A marriage of two worlds

Dance group Dakshina combined the free flow of modern dance and the rhythm of Bharatanatyam to give a moving performance on the aftermath of war

June 20, 2018 07:27 pm | Updated 07:27 pm IST

Art begets art. Antonio Vivaldi, in early 18th Century Mantua, gave a musical expression to each season in Nature —perhaps the greatest art of all — and Washington-based dance group Dakshina’s performance, Sangamam, at the Museum Theatre this week translated the music of the Four Seasons to modern contemporary dance movement, with elements of ballet.

Organised by the US Consulate, the dance was performed by Helen Carruthers,Valerie Branch, Miguel Alcantara, Julia DeGregorio and Jamal Black. The choreographer, Daniel Phoenix Singh, was however, not on tour. Dressed in flowy green outfits, the dancers defined the beauty in the changing seasons: spring, summer, autumn, and winter, through movements meant to reflect the unique joy of each. Furthermore, after every season, a sonnet or a poem encapsulating the spirit of the next act was recited.

The four seasons are divided into three sections of fast-slow-fast movements; the allegro bits performed as a group and the adagio performed solo or as a pair. Beginning with the spring blooms, the dancers are light on their feet and twirl as if they are attached to an invisible string. Summer came upon us next and the music as well as dance turned urgent, dramatising the approaching thunder and lightning. Black in his second solo, especially, had pathos written all over his face.

Autumn changed the mood back to a lighter one, filled with the childhood joy of playing with fallen leaves. DeGregorio was beautiful in her solo act, her gown billowing as she made smooth pique turns, her foot looking like it was cutting through butter. The winter section on the other hand, was more forceful, representing a push and pull relationship with snow: it can give you hell, it can give you joy.

When the five of them were on stage together, there was no rigid sync between them at all times. Every dancer seemed to be simultaneously performing their own moves, telling their own stories, all seemingly unrelated in one moment and coming together the next. Modern dance is freer than the rigid structures of ballet.

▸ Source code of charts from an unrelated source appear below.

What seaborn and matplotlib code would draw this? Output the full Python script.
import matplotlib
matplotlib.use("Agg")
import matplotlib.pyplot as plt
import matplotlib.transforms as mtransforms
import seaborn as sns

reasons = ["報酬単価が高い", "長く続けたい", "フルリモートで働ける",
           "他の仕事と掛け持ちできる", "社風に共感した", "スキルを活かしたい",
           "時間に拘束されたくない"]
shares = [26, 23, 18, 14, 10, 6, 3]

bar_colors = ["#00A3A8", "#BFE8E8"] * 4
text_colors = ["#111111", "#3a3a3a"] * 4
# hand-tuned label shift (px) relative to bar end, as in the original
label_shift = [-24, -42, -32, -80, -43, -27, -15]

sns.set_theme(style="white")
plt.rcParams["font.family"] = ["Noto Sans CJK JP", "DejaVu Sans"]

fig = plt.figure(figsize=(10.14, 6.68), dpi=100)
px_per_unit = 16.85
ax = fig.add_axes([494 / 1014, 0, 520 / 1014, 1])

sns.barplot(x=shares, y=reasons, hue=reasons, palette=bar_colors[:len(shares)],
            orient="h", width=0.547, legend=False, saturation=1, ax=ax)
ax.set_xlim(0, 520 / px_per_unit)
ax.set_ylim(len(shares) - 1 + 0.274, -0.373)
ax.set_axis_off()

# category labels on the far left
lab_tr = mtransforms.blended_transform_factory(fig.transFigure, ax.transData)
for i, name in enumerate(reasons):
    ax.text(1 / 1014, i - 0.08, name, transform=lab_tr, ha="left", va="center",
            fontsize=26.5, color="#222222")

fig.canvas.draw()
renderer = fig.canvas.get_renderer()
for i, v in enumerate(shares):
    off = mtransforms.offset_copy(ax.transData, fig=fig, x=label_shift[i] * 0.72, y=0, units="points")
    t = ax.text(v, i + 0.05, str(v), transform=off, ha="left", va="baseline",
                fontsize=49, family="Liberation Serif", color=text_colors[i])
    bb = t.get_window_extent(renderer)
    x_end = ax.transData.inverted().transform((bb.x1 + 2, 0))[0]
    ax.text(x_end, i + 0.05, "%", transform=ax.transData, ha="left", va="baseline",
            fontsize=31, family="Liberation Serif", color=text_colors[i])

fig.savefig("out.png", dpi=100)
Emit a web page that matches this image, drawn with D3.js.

The most striking thing was the abstract nature of the performance. As an audience, we are attuned to being told a narrative. There are no answers here, the story is what you make of it. In that way it is similar to a song with no words: the language is music and it must suffice. When the troupe moved on to its second act, ‘Chakra’, however, it took me to a territory both familiar and unfamiliar at once. Familiar because it told the Mahabharata story of Abhimanyu entering the chakravyuh, unfamiliar because it marries modern dance with Bharatanatyam. The dance evoked the aftermath of war, of love and lives lost.

It was a strange combination but one that seemed natural on stage: lifts, twirls, turns and even flips performed while keeping mudras intact. Interestingly, since their footwork did not always follow the Bharatanatyam style, the dancers wore salangai on their arms and as a breastplate over their saffron robes instead. The dancers switched from contemporary footwork in the jazzy portions of the song to Bharatanatyam, with traces of Kathak, in the percussive sections.

Black, Carruthers and Alcantara took over the roles of Arjuna, Subhadra and Abhimanyu but it was Branch who was ultimately devastating in her role as a mourning Uttara. The stage went dark as the piece reached its climax: the war scene, Alcantra engaged in a poi face off against the other four, who moved threateningly towards him, swinging balls of white light.

The four form a circle that Alcantra entered and crumpled down like paper, signifying Abhimanyu’s death. Branch returned with a moving performance of Uttara discovering the dead body of her husband — folding in on herself and beating the salangai on her chest. As Branch tenderly arranged the poi lights like flowers on Alcantra, it left one question hanging in the air: Who is better off in a war: the deceased or the survivor?